How to sell high-def
Even with fanboys, who buy every movie they can simply to support their format of choice, several high-profile library releases have barely made a dent in high-def sales. I believe this comes from the fact that most consumers don’t want to repurchase movies they already own on DVD.
This week I got my hands on Close Encounters of the Third Kind (Blu-ray Disc) and Blade Runner (HD DVD and Blu-ray Disc). They were both so impressive. I was saying to myself, “This is how to double-dip.” Not to say these recent versions sold gangbusters, but they certainly give us an idea of what a next-generation release should look like.
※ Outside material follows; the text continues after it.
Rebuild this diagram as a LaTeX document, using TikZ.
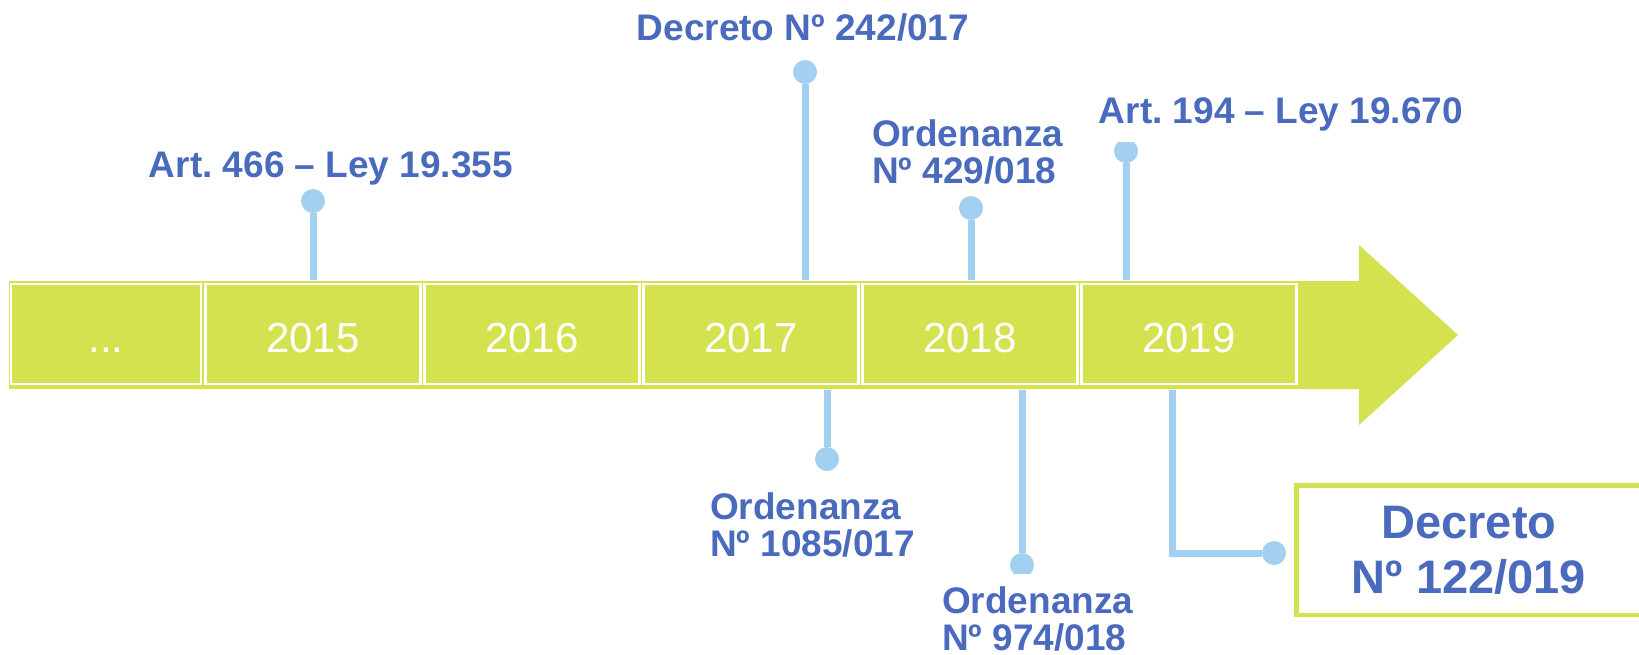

I was very disappointed with Goodfellas, a Scorcese staple and a defining gangster film. It got a sub-par transfer and practically nothing in the way of features, and especially nothing new. These other films got great packaging, piles of extras and several versions of the film along with top-notch transfers. This is certainly the way to represent an older film.
I should add the Star Trek: Season 1 (HD DVD) box set. Although it was priced out of the atmosphere, the treatment it received earned the price of admission. Completely remastered with new special effects and loads of features, even coming with a phaser gun, it is the standard for a box-set.
However, nothing beats the deal that Warner achieved with Blade Runner coming in at $27.95 on Amazon with five versions of the film, two documentaries and dozens of other special features. It’s the same price as single disc movies and comes with five! This Ridley Scott classic is surely the deal of the decade.
If as much care was placed into every library title, I believe more people would clearly see the benefits of high-def movies. It is the best version of your favorite film ever. Best picture, best audio, best features, best packaging. You can’t go wrong with that. Kudos to the studios that truly care!